◆ DATA TO PROCESS:
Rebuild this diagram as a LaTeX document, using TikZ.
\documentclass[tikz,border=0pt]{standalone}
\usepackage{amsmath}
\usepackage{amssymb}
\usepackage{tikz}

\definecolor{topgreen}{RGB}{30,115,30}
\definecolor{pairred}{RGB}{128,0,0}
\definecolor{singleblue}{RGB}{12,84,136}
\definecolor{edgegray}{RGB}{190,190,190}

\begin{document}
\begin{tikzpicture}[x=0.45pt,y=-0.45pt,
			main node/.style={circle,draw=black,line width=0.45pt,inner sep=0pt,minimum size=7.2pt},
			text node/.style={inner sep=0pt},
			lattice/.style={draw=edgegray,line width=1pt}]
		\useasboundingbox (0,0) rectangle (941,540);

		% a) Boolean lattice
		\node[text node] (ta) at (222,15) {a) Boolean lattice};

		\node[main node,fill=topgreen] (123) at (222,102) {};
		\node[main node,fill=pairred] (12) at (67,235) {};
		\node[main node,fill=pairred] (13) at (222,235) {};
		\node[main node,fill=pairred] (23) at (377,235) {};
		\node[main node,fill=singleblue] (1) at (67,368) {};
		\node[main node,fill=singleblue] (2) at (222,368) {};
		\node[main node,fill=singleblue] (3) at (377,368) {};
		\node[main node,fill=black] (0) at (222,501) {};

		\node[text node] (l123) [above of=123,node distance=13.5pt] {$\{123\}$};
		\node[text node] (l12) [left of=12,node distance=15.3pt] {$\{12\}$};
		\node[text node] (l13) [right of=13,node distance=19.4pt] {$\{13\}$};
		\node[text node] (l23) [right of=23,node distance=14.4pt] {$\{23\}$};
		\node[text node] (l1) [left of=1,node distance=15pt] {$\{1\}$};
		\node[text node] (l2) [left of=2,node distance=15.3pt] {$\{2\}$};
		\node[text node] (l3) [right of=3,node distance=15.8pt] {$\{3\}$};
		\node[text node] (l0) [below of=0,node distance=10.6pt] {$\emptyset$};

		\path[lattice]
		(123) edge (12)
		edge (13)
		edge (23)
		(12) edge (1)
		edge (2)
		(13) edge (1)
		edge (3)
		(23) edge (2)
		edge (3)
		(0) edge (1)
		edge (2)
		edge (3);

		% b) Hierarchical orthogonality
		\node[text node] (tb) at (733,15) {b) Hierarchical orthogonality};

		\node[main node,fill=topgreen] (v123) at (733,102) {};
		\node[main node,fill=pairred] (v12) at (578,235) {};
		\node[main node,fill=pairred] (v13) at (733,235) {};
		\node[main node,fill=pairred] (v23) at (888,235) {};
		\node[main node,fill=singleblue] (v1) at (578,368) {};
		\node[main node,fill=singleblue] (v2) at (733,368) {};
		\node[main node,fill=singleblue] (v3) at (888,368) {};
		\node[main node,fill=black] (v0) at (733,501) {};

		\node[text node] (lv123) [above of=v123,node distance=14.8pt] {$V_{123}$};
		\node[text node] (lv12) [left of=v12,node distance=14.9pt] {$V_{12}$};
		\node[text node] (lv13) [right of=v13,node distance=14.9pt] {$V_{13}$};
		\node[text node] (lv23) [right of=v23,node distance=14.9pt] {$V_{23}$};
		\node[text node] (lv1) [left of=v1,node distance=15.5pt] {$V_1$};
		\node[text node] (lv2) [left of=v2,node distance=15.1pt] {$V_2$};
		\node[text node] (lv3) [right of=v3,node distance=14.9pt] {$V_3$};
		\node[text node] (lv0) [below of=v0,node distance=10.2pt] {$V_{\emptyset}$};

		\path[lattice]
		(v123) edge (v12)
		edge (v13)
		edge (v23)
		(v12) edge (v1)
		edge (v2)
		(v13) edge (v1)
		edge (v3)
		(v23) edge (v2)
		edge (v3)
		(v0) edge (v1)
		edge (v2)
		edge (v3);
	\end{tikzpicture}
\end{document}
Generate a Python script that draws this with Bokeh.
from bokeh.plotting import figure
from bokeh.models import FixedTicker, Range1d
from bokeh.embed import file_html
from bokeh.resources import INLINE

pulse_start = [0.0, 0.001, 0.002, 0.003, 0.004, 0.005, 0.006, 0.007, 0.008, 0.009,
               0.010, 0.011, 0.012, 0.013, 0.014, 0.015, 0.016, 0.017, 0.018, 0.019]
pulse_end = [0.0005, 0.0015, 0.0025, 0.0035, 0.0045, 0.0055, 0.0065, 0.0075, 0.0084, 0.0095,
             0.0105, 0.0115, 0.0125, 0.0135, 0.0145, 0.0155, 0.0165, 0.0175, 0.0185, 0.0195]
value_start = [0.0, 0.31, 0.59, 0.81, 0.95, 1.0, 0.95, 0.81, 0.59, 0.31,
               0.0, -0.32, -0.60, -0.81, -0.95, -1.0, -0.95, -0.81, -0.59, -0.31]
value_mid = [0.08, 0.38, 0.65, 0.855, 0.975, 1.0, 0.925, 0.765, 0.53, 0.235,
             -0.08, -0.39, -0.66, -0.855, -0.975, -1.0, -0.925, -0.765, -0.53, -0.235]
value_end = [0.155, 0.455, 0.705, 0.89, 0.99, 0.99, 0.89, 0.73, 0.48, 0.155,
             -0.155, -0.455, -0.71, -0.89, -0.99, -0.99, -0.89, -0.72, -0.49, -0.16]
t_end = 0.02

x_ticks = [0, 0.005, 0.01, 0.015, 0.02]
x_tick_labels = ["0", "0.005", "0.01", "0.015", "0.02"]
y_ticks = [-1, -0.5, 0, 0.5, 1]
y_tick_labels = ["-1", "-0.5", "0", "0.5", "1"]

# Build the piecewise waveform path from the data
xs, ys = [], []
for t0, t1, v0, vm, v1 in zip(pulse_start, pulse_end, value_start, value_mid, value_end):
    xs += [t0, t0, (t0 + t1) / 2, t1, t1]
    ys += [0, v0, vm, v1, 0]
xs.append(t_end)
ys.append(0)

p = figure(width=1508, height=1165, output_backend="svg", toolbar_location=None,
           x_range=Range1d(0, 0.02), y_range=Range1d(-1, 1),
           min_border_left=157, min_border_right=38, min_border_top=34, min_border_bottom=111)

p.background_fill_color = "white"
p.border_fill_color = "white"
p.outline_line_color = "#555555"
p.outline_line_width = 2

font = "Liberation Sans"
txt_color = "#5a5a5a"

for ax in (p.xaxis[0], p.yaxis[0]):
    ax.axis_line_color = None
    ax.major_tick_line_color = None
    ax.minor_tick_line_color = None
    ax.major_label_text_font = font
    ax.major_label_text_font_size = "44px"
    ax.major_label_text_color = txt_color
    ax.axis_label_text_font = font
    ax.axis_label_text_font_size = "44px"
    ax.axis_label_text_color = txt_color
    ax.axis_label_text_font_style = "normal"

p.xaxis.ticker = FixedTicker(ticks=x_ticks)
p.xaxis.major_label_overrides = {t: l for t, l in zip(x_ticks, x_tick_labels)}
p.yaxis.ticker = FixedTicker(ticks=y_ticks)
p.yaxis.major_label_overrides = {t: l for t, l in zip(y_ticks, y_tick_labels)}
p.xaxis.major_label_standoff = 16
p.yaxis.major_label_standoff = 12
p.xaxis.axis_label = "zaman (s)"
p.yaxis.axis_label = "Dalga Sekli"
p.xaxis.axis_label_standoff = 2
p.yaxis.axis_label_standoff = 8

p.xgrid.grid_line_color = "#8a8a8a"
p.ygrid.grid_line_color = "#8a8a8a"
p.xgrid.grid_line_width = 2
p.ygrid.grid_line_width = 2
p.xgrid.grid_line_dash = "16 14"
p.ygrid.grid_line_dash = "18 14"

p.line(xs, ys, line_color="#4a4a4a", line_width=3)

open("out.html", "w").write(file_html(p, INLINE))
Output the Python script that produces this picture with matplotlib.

◆ GOAL OF THE EXERCISE: Copy out exactly the lines from the one with "Generate a Python" through the one with "from bokeh.resources import INLINE", counting both ends, and no other lines.

◆ TASK SOLUTION:
Generate a Python script that draws this with Bokeh.
from bokeh.plotting import figure
from bokeh.models import FixedTicker, Range1d
from bokeh.embed import file_html
from bokeh.resources import INLINE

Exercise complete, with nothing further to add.